You can win an election on bad news if it’s obvious, but not if you have to sell the voters on it first. Hope is a powerful emotion, and given the choice between a candidate who says we’re doomed and one who says we’re winning, most voters will prefer to believe the latter, particularly when the facts bear him out. Why choose to feel dismal? Moreover, suppose you think that America’s mission in Iraq is imperiled but not lost. Which side are you going to vote for — the one that wants to fight things out or the one that wants to quit? The doomsaying strategy works only on voters who are naturally inclined to despair, and thankfully, they make up a small part of the electorate.

In any event, it’s unnecessary. History shows that it’s entirely possible to win a war and then lose an election. Bush 41 is the most recent example (Hillary’s husband could tell her about that), but there are many others. After World War II, voters in both Britain and America strongly repudiated the parties that had been in power. In World War I, American troops surged into Europe and changed a static slaughterhouse into an Allied victory that was all but complete by the fall of 1918. On the eve of that year’s congressional election, Woodrow Wilson appealed to voters to support his fellow Democrats. The result: The Senate changed from 54-42 Democratic to 49-47 Republican, and the House from a narrow Democratic majority to a 50-seat Republican edge. You can even go all the way back to John Adams. For most of his single term as president, he fought an undeclared naval war with French terrorists; then in September 1800 he triumphantly announced a peace treaty. The nation rewarded Adams by tossing him out of office in favor of Thomas Jefferson.

Turning the page and moving on sounds much better to voters than switching horses in midstream, especially when the stated plan is to turn the horse around and retreat. So why are the Democrats so stuck on denying the facts? Why can’t they admit the surge’s success while criticizing the wrong turns that preceded it, and fight the election on other issues?
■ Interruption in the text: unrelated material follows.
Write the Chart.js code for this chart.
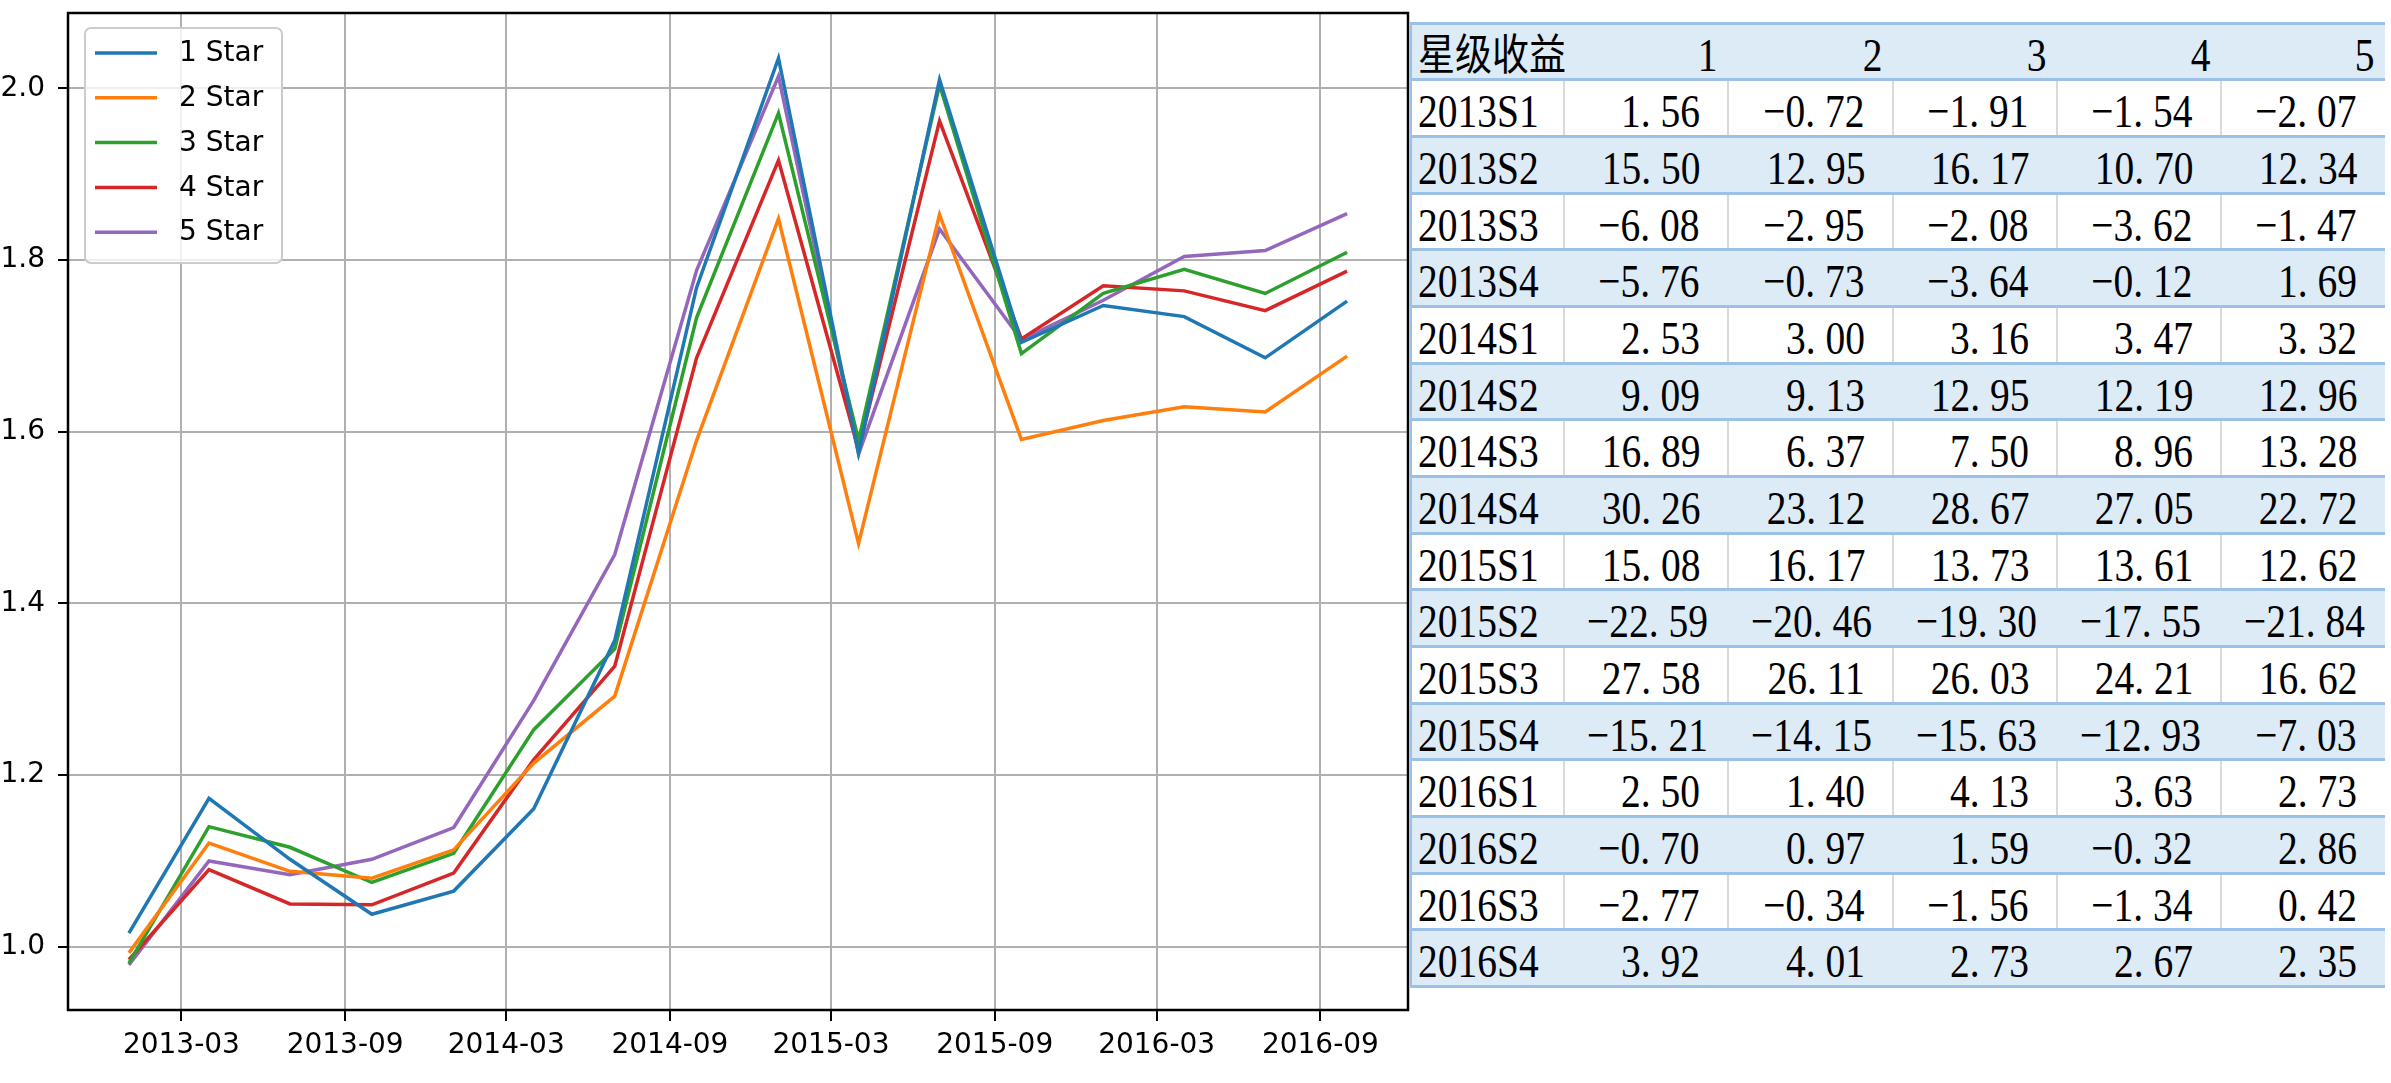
<!DOCTYPE html>
<html>
<head>
<meta charset="utf-8">
<script src="https://cdn.jsdelivr.net/npm/chart.js@4.4.1/dist/chart.umd.min.js"></script>
<style>
  html, body { margin: 0; padding: 0; background: #fff; }
  body { width: 2391px; height: 1083px; position: relative; overflow: hidden; }
  #wrap { position: absolute; left: 0; top: 0; width: 1411px; height: 1083px; }
  #tbl { position: absolute; left: 1411px; top: 23px; width: 974px; height: 964px; }
  #tbl div { position: absolute; box-sizing: border-box; }
  .bg { background: #ddebf7; }
  .vl { background: #d9d9d9; }
  .hl { background: #9bc2e6; }
  .tx { font-family: 'Liberation Serif', serif; font-size: 47px; line-height: 47px; color: #000; white-space: nowrap; }
  .tx span.s { display: inline-block; transform: scaleX(0.84); }
  .num { text-align: right; }
  .num span.s { transform-origin: right center; }
  .lab { text-align: left; padding-left: 7px; }
  .lab span.s { transform-origin: left center; }
  .cjk { font-family: 'Noto Sans CJK SC', sans-serif; font-size: 43px; line-height: 43px; }
  .cjk span.s { transform: scaleX(0.86); }
  .w { display: inline-block; width: 0.5em; text-align: left; }
</style>
</head>
<body>
<div id="wrap"><canvas id="c" width="1411" height="1083"></canvas></div>
<div id="tbl"></div>
<script>
// chart data (quarter start dates, cumulative value per star level)
const dates = ['2013-01-01', '2013-04-01', '2013-07-01', '2013-10-01', '2014-01-01', '2014-04-01', '2014-07-01', '2014-10-01',
               '2015-01-01', '2015-04-01', '2015-07-01', '2015-10-01', '2016-01-01', '2016-04-01', '2016-07-01', '2016-10-01'];
const xTickLabels = ['2013-03', '2013-09', '2014-03', '2014-09', '2015-03', '2015-09', '2016-03', '2016-09'];
const yTicks = [1.0, 1.2, 1.4, 1.6, 1.8, 2.0];
const seriesNames = ['1 Star', '2 Star', '3 Star', '4 Star', '5 Star'];
const nav1 = [1.016, 1.173, 1.102, 1.038, 1.065, 1.161, 1.357, 1.768, 2.035, 1.575, 2.010, 1.704, 1.747, 1.734, 1.686, 1.752];
const nav2 = [0.993, 1.121, 1.088, 1.080, 1.113, 1.214, 1.292, 1.590, 1.848, 1.470, 1.853, 1.591, 1.613, 1.629, 1.623, 1.688];
const nav3 = [0.981, 1.140, 1.116, 1.075, 1.109, 1.253, 1.347, 1.733, 1.971, 1.590, 2.004, 1.691, 1.761, 1.789, 1.761, 1.809];
const nav4 = [0.985, 1.090, 1.050, 1.049, 1.086, 1.218, 1.327, 1.686, 1.916, 1.579, 1.962, 1.708, 1.770, 1.764, 1.741, 1.787];
const nav5 = [0.979, 1.100, 1.084, 1.102, 1.139, 1.287, 1.457, 1.788, 2.014, 1.574, 1.836, 1.707, 1.753, 1.804, 1.811, 1.854];

// table data (quarterly return %, one array per star level)
const tableTitle = '星级收益';
const tableCols = ['1', '2', '3', '4', '5'];
const periods = ['2013S1', '2013S2', '2013S3', '2013S4', '2014S1', '2014S2', '2014S3', '2014S4',
                 '2015S1', '2015S2', '2015S3', '2015S4', '2016S1', '2016S2', '2016S3', '2016S4'];
const ret1 = [1.56, 15.50, -6.08, -5.76, 2.53, 9.09, 16.89, 30.26, 15.08, -22.59, 27.58, -15.21, 2.50, -0.70, -2.77, 3.92];
const ret2 = [-0.72, 12.95, -2.95, -0.73, 3.00, 9.13, 6.37, 23.12, 16.17, -20.46, 26.11, -14.15, 1.40, 0.97, -0.34, 4.01];
const ret3 = [-1.91, 16.17, -2.08, -3.64, 3.16, 12.95, 7.50, 28.67, 13.73, -19.30, 26.03, -15.63, 4.13, 1.59, -1.56, 2.73];
const ret4 = [-1.54, 10.70, -3.62, -0.12, 3.47, 12.19, 8.96, 27.05, 13.61, -17.55, 24.21, -12.93, 3.63, -0.32, -1.34, 2.67];
const ret5 = [-2.07, 12.34, -1.47, 1.69, 3.32, 12.96, 13.28, 22.72, 12.62, -21.84, 16.62, -7.03, 2.73, 2.86, 0.42, 2.35];

const colors = ['#1f77b4', '#ff7f0e', '#2ca02c', '#d62728', '#9467bd'];
const series = [nav1, nav2, nav3, nav4, nav5];
const day = s => (Date.parse(s) - Date.parse('2013-01-01')) / 864e5;

// matplotlib-ish frame + legend inside the axes
const frameLegend = {
  id: 'frameLegend',
  afterDatasetsDraw(chart) {
    const { ctx, chartArea: a } = chart;
    ctx.save();
    const lx = a.left + 17, ly = a.top + 15, lw = 197, lh = 235;
    ctx.beginPath();
    ctx.roundRect(lx, ly, lw, lh, 6);
    ctx.fillStyle = 'rgba(255,255,255,0.8)';
    ctx.fill();
    ctx.strokeStyle = '#cccccc';
    ctx.lineWidth = 2;
    ctx.stroke();
    ctx.font = '28px "DejaVu Sans"';
    ctx.textBaseline = 'middle';
    ctx.fillStyle = '#000';
    chart.data.datasets.forEach((ds, i) => {
      const y = ly + 25 + i * 44.8;
      ctx.beginPath();
      ctx.moveTo(lx + 10, y);
      ctx.lineTo(lx + 72, y);
      ctx.strokeStyle = ds.borderColor;
      ctx.lineWidth = 3.5;
      ctx.stroke();
      ctx.fillText(ds.label, lx + 94, y + 1);
    });
    ctx.strokeStyle = '#000';
    ctx.lineWidth = 2.5;
    ctx.strokeRect(a.left, a.top, a.right - a.left, a.bottom - a.top);
    ctx.restore();
  }
};

new Chart(document.getElementById('c'), {
  type: 'line',
  data: {
    datasets: seriesNames.map((name, i) => ({
      label: name,
      data: series[i].map((v, k) => ({ x: day(dates[k]), y: v })),
      borderColor: colors[i],
      backgroundColor: colors[i],
      borderWidth: 3.5,
      pointRadius: 0,
      tension: 0,
      fill: false
    }))
  },
  options: {
    responsive: false,
    animation: false,
    events: [],
    layout: { padding: { left: 0, top: 13, right: 3, bottom: 0 } },
    plugins: { legend: { display: false }, tooltip: { enabled: false } },
    scales: {
      x: {
        type: 'linear',
        min: -68.45,
        max: 1437.45,
        afterBuildTicks: s => { s.ticks = xTickLabels.map(l => ({ value: day(l + '-01') })); },
        afterFit: s => { s.height = 73; s.paddingLeft = 0; s.paddingRight = 0; },
        border: { display: false },
        grid: { color: '#b0b0b0', lineWidth: 2, tickColor: '#000', tickWidth: 2, tickLength: 11 },
        ticks: { color: '#000', padding: 8, maxRotation: 0, font: { family: 'DejaVu Sans', size: 28 },
                 callback: (v, i) => xTickLabels[i] }
      },
      y: {
        min: 0.9265,
        max: 2.0876,
        afterBuildTicks: s => { s.ticks = yTicks.map(v => ({ value: v })); },
        afterFit: s => { s.width = 68; s.paddingTop = 0; s.paddingBottom = 0; },
        border: { display: false },
        grid: { color: '#b0b0b0', lineWidth: 2, tickColor: '#000', tickWidth: 2, tickLength: 10 },
        ticks: { color: '#000', padding: 13, font: { family: 'DejaVu Sans', size: 28 },
                 callback: v => v.toFixed(1) }
      }
    }
  },
  plugins: [frameLegend]
});

// the table on the right
const tbl = document.getElementById('tbl');
const colX = [0, 153, 317, 482, 646, 810, 974];
const rowH = 56.67;
function box(cls, l, t, w, h, html) {
  const d = document.createElement('div');
  d.className = cls;
  d.style.left = l + 'px'; d.style.top = t + 'px';
  d.style.width = w + 'px'; d.style.height = h + 'px';
  if (html != null) d.innerHTML = html;
  tbl.appendChild(d);
  return d;
}
function fmt(v) {
  return v.toFixed(2).replace('-', '\u2212').replace('.', '<span class="w">.</span>');
}
const rets = [ret1, ret2, ret3, ret4, ret5];
const rows = [[tableTitle].concat(tableCols)].concat(periods.map((p, i) => [p].concat(rets.map(r => fmt(r[i])))));

rows.forEach((row, r) => {
  const top = r * rowH;
  if (r % 2 === 0) box('bg', 0, top, 974, rowH);
  else for (let c = 1; c < 6; c++) box('vl', colX[c] - 1, top, 2, rowH);
  row.forEach((txt, c) => {
    const w = colX[c + 1] - colX[c];
    if (c === 0 && r === 0) {
      box('tx cjk lab', colX[c], top + 7, w, 43, '<span class="s">' + txt + '</span>');
    } else if (c === 0) {
      box('tx lab', colX[c], top + 8.6, w, 47, '<span class="s">' + txt + '</span>');
    } else {
      const d = box('tx num', colX[c], top + 8.6, w, 47, '<span class="s">' + txt + '</span>');
      d.style.paddingRight = (r === 0 ? 11 : 28) + 'px';
    }
  });
});
for (let r = 0; r <= 17; r++) box('hl', 0, r * rowH - 1.5, 974, 3);
box('hl', -1, -1.5, 2, 17 * rowH + 3);
</script>
</body>
</html>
The answer lies in the lingering illness that the party has been unable to shake for 40 years: McGovern’s Disease, popularly known as Vietnam Syndrome.
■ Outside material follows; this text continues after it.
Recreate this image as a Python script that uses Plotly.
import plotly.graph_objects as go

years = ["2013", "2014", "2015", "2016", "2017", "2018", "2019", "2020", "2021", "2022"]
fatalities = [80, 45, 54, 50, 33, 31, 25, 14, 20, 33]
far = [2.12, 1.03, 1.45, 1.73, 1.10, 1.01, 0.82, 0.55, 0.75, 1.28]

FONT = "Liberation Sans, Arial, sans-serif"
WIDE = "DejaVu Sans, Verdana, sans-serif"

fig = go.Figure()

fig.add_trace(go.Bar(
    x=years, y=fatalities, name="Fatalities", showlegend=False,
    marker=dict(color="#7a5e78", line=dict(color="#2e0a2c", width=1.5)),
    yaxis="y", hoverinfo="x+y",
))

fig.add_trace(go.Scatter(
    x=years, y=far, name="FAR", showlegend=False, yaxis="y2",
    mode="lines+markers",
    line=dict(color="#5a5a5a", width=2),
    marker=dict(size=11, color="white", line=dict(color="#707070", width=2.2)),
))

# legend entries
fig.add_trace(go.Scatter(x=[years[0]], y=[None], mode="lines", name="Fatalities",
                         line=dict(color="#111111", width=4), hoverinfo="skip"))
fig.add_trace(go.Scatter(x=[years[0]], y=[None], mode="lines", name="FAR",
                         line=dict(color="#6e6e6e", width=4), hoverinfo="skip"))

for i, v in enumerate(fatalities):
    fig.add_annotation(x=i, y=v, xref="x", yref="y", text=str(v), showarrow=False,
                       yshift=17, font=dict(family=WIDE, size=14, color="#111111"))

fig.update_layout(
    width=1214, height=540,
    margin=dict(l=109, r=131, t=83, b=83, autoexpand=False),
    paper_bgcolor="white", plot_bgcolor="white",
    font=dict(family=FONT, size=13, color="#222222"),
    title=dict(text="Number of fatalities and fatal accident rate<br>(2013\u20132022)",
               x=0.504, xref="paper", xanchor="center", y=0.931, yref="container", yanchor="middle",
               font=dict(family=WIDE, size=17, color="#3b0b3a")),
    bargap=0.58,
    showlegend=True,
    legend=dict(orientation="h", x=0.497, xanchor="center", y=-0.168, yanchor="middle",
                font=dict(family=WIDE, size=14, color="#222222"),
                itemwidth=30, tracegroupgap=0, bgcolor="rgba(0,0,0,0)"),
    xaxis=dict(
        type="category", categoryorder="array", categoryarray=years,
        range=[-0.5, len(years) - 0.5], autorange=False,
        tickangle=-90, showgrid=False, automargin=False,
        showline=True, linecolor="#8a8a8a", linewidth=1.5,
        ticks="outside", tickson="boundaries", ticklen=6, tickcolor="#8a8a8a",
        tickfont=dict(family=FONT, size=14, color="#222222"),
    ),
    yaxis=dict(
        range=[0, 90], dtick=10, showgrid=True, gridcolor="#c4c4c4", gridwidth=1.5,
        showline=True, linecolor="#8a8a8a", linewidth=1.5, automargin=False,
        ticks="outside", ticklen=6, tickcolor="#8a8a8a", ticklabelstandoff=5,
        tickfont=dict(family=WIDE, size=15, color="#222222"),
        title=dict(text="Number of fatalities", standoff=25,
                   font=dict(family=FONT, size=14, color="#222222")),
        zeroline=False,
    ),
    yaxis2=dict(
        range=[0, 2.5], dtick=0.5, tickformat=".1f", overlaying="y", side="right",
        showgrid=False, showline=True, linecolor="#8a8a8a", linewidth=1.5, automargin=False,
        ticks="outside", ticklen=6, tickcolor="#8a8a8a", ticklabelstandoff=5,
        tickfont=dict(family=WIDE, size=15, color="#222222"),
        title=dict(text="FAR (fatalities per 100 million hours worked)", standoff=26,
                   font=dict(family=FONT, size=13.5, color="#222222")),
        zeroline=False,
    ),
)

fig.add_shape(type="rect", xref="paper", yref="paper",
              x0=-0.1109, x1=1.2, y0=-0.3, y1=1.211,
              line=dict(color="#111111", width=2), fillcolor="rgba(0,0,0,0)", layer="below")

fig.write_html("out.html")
In its simplest form, VS causes its sufferers to view every military action through the template of the Vietnam War. In its advanced stages, they take this tendency a step further, seeing everything that occurs in politics and government as a rerun of the 1960s and 1970s. It’s like that game where you cast your friends as characters on Gilligan’s Island. Victims of VS remember that Richard Nixon won in 1968 by suggesting that the war was going badly, even though the situation had stabilized by that summer. In 1972 he was reelected in a landslide after Henry Kissinger said, “Peace is at hand”; three years later, helicopters were picking Americans off Saigon rooftops. Since, in the VS mindset, everything that happens at any time is simply 1968 coming around again on the guitar, this means the only way to win a wartime election is to out-trick Tricky Dick by denying any positive military news.

Of course, 1968 was an extraordinarily turbulent year, and four years later George McGovern was breathtakingly inept, and there hasn’t been a draft in decades, and casualties are way below the level of Vietnam. Besides the fact that they’re both wars, there’s no particularly close parallel between Vietnam and Iraq. But that won’t stop Hillary and Barack from vying to see who can make it look more like a catastrophe — and when they’re talking to a mostly Democratic audience, that makes sense. If they’re smart, though, once the primaries end, the Democrats will shake off their VS, stop pitching defeatism, and say they were behind the surge all the way (Hillary would have an easier time pulling this off, which is another reason for Republicans to root against her). But most of all, the Democrats need to find some new problems to complain about (which won’t be too difficult), preferably ones that voters won’t have to be laboriously convinced of first.

 – Fred Schwarz is a deputy managing editor of National Review.